#### Required work:
Write out again exactly the lines from the one containing "What Plotly code" through the one containing "return pt(np.linspace(a, b, n), dy)", both included, and omit the pictures.

Records with drawing code:
:::::

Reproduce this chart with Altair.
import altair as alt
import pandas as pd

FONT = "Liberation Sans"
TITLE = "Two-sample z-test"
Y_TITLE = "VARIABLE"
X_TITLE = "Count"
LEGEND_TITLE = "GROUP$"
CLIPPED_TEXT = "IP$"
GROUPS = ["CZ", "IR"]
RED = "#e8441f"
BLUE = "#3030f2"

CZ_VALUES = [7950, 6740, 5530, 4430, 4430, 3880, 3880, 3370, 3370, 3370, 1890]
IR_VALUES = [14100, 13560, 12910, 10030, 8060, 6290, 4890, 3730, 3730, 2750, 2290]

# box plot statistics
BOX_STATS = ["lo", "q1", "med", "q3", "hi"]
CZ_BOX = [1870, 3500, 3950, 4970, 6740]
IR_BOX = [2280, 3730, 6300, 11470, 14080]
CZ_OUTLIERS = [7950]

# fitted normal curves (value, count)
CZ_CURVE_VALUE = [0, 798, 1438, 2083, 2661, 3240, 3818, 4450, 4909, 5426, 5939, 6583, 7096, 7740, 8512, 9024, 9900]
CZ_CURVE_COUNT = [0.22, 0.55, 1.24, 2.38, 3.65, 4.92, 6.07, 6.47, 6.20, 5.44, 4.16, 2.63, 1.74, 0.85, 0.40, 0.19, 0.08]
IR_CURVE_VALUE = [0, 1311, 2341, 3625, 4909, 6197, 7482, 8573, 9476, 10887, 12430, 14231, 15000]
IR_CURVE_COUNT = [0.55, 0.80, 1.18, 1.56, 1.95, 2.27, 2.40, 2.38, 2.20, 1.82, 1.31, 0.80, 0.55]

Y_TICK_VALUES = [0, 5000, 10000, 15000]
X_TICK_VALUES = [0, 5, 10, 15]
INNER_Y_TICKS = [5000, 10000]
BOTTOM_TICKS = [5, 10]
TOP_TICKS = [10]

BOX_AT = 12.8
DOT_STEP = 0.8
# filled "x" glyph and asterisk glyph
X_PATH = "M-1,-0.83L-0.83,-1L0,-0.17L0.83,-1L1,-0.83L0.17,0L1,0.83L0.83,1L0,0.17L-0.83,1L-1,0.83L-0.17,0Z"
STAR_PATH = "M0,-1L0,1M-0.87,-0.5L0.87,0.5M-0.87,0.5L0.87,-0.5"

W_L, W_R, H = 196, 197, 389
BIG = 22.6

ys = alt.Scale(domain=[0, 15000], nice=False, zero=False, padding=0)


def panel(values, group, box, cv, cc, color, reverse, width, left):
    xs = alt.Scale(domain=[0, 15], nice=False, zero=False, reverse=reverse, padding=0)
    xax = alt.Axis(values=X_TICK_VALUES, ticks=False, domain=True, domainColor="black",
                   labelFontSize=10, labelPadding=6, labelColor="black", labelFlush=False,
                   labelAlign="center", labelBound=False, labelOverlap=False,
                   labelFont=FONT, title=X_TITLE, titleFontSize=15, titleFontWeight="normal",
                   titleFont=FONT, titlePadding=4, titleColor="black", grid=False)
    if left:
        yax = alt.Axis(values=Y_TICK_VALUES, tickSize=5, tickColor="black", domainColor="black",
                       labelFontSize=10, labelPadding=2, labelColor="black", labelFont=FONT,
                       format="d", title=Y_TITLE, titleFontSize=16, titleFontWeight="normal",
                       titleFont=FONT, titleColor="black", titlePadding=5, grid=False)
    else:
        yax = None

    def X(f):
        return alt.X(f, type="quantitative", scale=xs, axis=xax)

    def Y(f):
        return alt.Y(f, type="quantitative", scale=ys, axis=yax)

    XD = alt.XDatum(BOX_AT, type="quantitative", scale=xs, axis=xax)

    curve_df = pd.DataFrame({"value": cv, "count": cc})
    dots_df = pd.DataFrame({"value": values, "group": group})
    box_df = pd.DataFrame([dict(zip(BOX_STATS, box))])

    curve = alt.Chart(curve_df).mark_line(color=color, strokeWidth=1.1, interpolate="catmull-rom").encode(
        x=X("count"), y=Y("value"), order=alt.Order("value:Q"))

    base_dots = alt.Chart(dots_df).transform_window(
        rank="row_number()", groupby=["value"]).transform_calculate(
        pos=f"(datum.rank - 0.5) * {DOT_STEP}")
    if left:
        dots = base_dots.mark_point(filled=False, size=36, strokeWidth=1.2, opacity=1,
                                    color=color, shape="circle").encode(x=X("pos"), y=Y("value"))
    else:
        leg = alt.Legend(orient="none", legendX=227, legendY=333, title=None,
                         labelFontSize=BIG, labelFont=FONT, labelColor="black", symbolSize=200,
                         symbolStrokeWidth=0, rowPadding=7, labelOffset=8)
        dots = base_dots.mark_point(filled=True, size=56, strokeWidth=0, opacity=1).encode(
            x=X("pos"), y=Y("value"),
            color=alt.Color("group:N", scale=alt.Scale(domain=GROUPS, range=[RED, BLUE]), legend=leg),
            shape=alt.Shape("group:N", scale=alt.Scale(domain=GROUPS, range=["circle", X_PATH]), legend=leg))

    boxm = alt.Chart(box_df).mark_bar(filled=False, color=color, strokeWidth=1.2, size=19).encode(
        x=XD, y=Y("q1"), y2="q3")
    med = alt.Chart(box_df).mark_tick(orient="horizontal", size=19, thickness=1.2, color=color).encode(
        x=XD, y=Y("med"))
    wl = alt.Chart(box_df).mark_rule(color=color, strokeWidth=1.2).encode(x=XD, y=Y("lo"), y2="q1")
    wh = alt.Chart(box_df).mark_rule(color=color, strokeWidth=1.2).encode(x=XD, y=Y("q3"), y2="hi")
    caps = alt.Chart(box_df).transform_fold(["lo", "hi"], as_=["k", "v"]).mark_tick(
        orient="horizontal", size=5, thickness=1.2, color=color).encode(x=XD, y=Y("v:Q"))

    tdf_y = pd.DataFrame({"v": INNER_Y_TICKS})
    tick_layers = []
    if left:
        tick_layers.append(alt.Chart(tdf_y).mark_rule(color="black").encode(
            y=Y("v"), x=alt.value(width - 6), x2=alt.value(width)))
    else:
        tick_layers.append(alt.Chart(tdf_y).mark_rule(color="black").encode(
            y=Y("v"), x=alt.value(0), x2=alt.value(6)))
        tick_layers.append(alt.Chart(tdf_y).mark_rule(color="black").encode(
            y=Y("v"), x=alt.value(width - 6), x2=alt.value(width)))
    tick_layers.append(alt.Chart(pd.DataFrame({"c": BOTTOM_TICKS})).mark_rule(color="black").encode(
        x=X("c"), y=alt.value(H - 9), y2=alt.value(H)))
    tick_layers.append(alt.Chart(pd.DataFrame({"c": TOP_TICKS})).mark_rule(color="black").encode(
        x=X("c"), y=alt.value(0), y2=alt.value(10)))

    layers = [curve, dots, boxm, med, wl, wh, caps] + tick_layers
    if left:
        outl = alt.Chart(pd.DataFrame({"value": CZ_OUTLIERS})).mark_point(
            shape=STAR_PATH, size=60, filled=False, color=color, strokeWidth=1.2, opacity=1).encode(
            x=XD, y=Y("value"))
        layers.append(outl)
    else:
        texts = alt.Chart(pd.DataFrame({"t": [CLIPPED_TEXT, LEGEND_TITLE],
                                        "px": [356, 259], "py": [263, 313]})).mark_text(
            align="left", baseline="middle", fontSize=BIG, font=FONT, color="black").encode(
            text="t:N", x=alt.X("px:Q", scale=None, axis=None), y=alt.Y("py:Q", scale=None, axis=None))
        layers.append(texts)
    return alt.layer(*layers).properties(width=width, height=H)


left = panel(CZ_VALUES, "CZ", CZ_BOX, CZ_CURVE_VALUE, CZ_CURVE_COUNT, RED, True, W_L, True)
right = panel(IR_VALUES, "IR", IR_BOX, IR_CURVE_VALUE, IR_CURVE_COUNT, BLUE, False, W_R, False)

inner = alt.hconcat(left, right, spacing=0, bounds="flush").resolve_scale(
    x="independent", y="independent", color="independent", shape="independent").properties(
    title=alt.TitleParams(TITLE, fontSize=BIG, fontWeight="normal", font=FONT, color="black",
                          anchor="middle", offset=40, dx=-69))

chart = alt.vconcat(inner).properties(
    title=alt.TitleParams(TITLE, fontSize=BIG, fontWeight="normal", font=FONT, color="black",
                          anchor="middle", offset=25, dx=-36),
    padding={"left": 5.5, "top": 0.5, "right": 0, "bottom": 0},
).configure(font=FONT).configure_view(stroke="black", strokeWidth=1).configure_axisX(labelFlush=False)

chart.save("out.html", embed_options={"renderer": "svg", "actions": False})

:::::

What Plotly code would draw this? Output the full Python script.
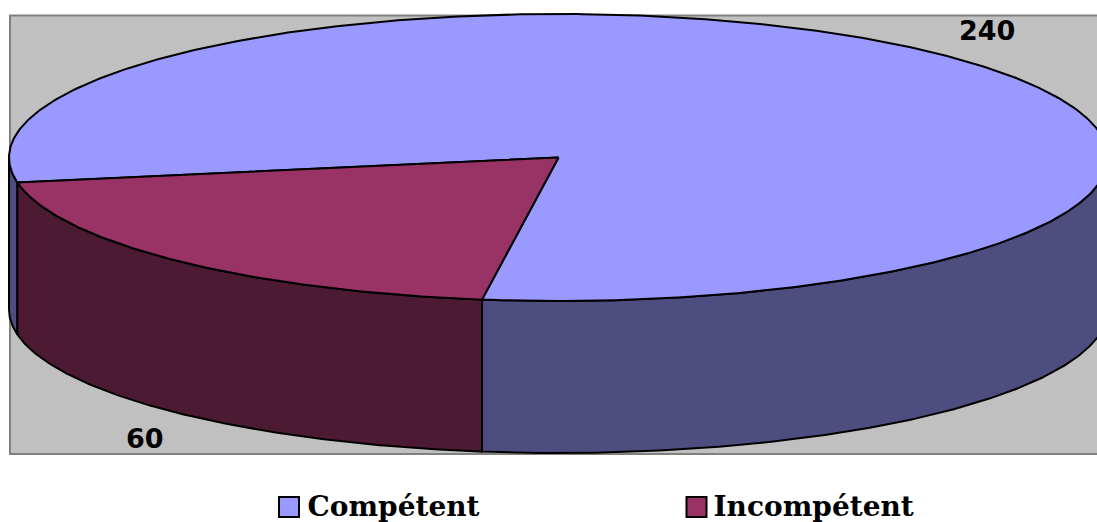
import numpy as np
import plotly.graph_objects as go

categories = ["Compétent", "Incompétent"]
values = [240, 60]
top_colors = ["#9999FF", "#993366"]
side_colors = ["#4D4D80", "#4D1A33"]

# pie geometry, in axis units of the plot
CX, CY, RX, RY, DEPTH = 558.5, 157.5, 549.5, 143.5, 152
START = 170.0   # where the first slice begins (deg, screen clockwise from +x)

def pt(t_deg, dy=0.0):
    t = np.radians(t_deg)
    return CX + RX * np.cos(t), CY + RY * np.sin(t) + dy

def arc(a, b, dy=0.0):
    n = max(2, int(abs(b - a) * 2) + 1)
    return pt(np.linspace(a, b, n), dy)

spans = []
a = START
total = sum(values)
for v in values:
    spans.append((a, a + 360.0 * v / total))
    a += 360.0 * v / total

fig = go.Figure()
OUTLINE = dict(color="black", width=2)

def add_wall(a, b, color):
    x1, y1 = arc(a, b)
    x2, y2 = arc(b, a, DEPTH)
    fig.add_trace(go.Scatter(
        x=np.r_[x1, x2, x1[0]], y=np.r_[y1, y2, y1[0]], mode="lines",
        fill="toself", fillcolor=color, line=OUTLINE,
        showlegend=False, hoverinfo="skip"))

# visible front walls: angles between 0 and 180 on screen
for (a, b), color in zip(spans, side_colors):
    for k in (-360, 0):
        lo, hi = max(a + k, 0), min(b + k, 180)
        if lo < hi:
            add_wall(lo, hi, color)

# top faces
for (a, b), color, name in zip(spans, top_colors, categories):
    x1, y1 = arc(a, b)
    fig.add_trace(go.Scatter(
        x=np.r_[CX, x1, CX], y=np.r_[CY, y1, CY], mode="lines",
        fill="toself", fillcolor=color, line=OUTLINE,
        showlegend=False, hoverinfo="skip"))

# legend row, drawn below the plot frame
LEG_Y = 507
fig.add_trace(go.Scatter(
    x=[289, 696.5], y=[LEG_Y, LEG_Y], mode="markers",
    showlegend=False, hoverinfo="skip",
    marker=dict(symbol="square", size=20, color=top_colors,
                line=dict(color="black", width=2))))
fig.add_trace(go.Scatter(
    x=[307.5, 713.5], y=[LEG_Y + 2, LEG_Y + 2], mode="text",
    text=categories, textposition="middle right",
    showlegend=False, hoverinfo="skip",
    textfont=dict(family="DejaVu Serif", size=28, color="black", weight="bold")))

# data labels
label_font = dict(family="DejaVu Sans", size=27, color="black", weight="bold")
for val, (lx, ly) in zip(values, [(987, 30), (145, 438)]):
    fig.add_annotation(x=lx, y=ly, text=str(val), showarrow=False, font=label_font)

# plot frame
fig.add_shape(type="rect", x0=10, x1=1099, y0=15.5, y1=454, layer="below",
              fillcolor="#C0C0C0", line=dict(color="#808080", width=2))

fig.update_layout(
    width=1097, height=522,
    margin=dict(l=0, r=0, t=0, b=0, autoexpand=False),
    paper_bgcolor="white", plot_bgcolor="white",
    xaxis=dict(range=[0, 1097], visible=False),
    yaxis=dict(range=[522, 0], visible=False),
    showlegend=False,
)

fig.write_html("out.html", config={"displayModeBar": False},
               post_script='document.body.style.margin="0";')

:::::

#### Written response:
What Plotly code would draw this? Output the full Python script.
import numpy as np
import plotly.graph_objects as go

categories = ["Compétent", "Incompétent"]
values = [240, 60]
top_colors = ["#9999FF", "#993366"]
side_colors = ["#4D4D80", "#4D1A33"]

# pie geometry, in axis units of the plot
CX, CY, RX, RY, DEPTH = 558.5, 157.5, 549.5, 143.5, 152
START = 170.0   # where the first slice begins (deg, screen clockwise from +x)

def pt(t_deg, dy=0.0):
    t = np.radians(t_deg)
    return CX + RX * np.cos(t), CY + RY * np.sin(t) + dy

def arc(a, b, dy=0.0):
    n = max(2, int(abs(b - a) * 2) + 1)
    return pt(np.linspace(a, b, n), dy)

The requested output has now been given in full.